We find that there exists no significant relationship between Timber Pines's claims
under the ADR and the arbitration clause contained in the contract for the purchase and
5
sale of the North Outparcel. Accordingly, we find that Timber Pines did not waive its right
to compel arbitration on Appellees' counterclaim. See
id. Timber Pines referenced the
contract in its complaint only to provide context for the parties' relationship and events
leading up to the dispute. Timber Pines sought relief on the sole basis that Appellees
commenced construction on the North Outparcel without obtaining approval as required
by the ADR. The Florida Supreme Court has stressed that a "contractual nexus" requires
that the claim "emanate[] from an inimitable duty created by the parties' unique contractual
relationship."
Jackson, 108 So. 3d at 593. Here, the contract creates no "inimitable duty"
concerning prior approval before commencing construction; the contract is silent on this
issue. See
id. Only the ADR provides that Appellees must obtain approval before
beginning construction on the North Outparcel. Thus, we agree with Timber Pines that
there exists no significant relationship between its claim for injunctive relief under the ADR
and Appellees' counterclaim under the contract because resolution of Timber Pines's
claims does not require any "reference to or construction of some portion of the contract
itself." Kolsky v. Jackson Square, LLC,
28 So. 3d 965, 969 (Fla. 3d DCA 2010) (quoting
Seifert, 750 So. 2d at 638).
Of course, the instant dispute would not exist had the parties not contracted for the
purchase and sale of the North Outparcel, but "the mere fact that the dispute would not
have arisen but for the existence of the contract and consequent relationship between the
parties is insufficient by itself to transform a dispute into one 'arising out of or relating to'
the agreement."
Seifert, 750 So. 2d at 638. The Fourth District Court addressed
analogous facts in AMS Staff Leasing, Inc. v.

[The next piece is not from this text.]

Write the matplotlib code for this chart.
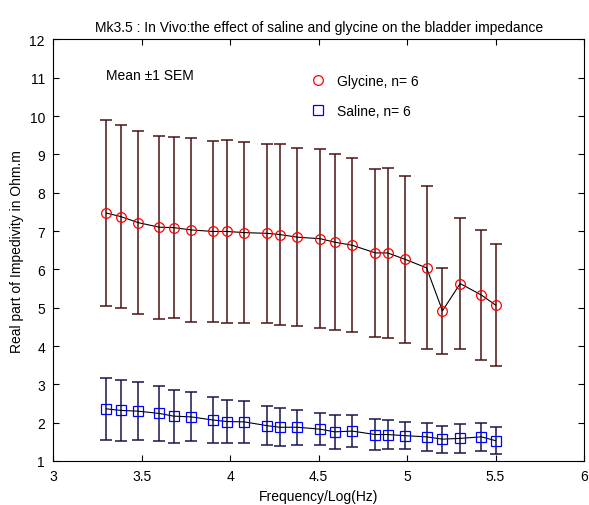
import matplotlib.pyplot as plt
from matplotlib.lines import Line2D

plt.rcParams["font.family"] = ["Liberation Sans", "DejaVu Sans"]
plt.rcParams["font.size"] = 10

# log10 frequency (Hz)
freq = [3.30, 3.38, 3.48, 3.60, 3.68, 3.78, 3.90, 3.98, 4.08, 4.21, 4.28, 4.38,
        4.51, 4.59, 4.69, 4.82, 4.89, 4.99, 5.11, 5.20, 5.30, 5.42, 5.50]

glycine_mean = [7.47, 7.38, 7.22, 7.10, 7.09, 7.03, 6.99, 6.99, 6.96, 6.94, 6.91, 6.84,
                6.80, 6.71, 6.63, 6.43, 6.43, 6.26, 6.04, 4.92, 5.63, 5.33, 5.07]
glycine_sem = [2.43, 2.40, 2.39, 2.39, 2.37, 2.39, 2.36, 2.38, 2.37, 2.34, 2.35, 2.33,
               2.33, 2.29, 2.27, 2.19, 2.22, 2.19, 2.13, 1.12, 1.71, 1.70, 1.60]

saline_mean = [2.36, 2.32, 2.30, 2.24, 2.17, 2.15, 2.07, 2.03, 2.02, 1.92, 1.88, 1.88,
               1.83, 1.76, 1.78, 1.69, 1.69, 1.66, 1.63, 1.57, 1.59, 1.63, 1.53]
saline_sem = [0.81, 0.79, 0.75, 0.72, 0.69, 0.64, 0.60, 0.56, 0.55, 0.51, 0.49, 0.46,
              0.42, 0.45, 0.41, 0.40, 0.38, 0.35, 0.36, 0.35, 0.38, 0.36, 0.35]

fig = plt.figure(figsize=(5.89, 5.06), dpi=100)
ax = fig.add_axes([0.0905, 0.087, 0.901, 0.833])

ax.errorbar(freq, glycine_mean, yerr=glycine_sem, fmt="none", ecolor="#4a1414",
            elinewidth=1.1, capsize=4, capthick=1.1)
ax.errorbar(freq, saline_mean, yerr=saline_sem, fmt="none", ecolor="#16164a",
            elinewidth=1.1, capsize=4, capthick=1.1)

ax.plot(freq, glycine_mean, c="black", lw=0.8, zorder=3)
ax.plot(freq, glycine_mean, ls="none", marker="o", ms=7, mfc="none",
        mec="red", mew=0.9, zorder=4)
ax.plot(freq, saline_mean, c="black", lw=0.8, zorder=3)
ax.plot(freq, saline_mean, ls="none", marker="s", ms=7, mfc="none",
        mec="blue", mew=0.9, zorder=4)

handles = [
    Line2D([], [], ls="none", marker="o", ms=7, mfc="none", mec="red", mew=0.9),
    Line2D([], [], ls="none", marker="s", ms=7, mfc="none", mec="blue", mew=0.9),
]
ax.legend(handles, ["Glycine, n= 6", "Saline, n= 6"], frameon=False,
          loc="upper left", bbox_to_anchor=(0.462, 0.947), handletextpad=0.85,
          labelspacing=1.15, handlelength=1.0, fontsize=10)

ax.text(3.297, 11.08, "Mean \u00b11 SEM", va="center", ha="left")

ax.set_xlim(3, 6)
ax.set_ylim(1, 12)
ax.set_xticks([3, 3.5, 4, 4.5, 5, 5.5, 6])
ax.set_xticklabels(["3", "3.5", "4", "4.5", "5", "5.5", "6"])
ax.set_yticks(range(1, 13))
ax.tick_params(direction="in", top=True, right=True, length=4, pad=6)

ax.set_title("Mk3.5 : In Vivo:the effect of saline and glycine on the bladder impedance",
             fontsize=10, pad=6)
ax.set_xlabel("Frequency/Log(Hz)")
ax.set_ylabel("Real part of Impedivity in Ohm.m")

fig.savefig("out.png", dpi=100)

Taylor,
158 So. 3d 682, 685 (Fla. 4th DCA
2015), where the employer and employee had an existing employment agreement that
6
contained an arbitration provision covering "any dispute" with the employer "arising under
[the employee's] employment." The court found that, although the employee's worker's
compensation claim arose from his employer-employee relationship, that claim was
separate and distinct from the employment agreement containing the arbitration
provision.
Id. Similarly, Timber Pines's claim arose in part because it agreed to sell the
North Outparcel to Appellees. However, once that sale closed, the ADR controlled the
relationship between the parties regarding approval of construction plans—the only claim
Timber Pines asserts in this case.
Based on the foregoing, we find that Timber Pines did not waive its right to compel
arbitration on Appellees' counterclaim. Therefore, we reverse and remand with
instructions to grant Timber Pines's motion to stay litigation of Appellees' counterclaim1
and to compel arbitration.
REVERSED and REMANDED with Instructions
ORFINGER, J., and JACOBUS, B.W., Senior Judge, concur.
1 See § 682.03(7), Fla. Stat. (2016) ("If the court orders arbitration, the court on
just terms shall stay any judicial proceeding that involves a claim subject to the arbitration.
If a claim subject to the arbitration is severable, the court may limit the stay to that claim.").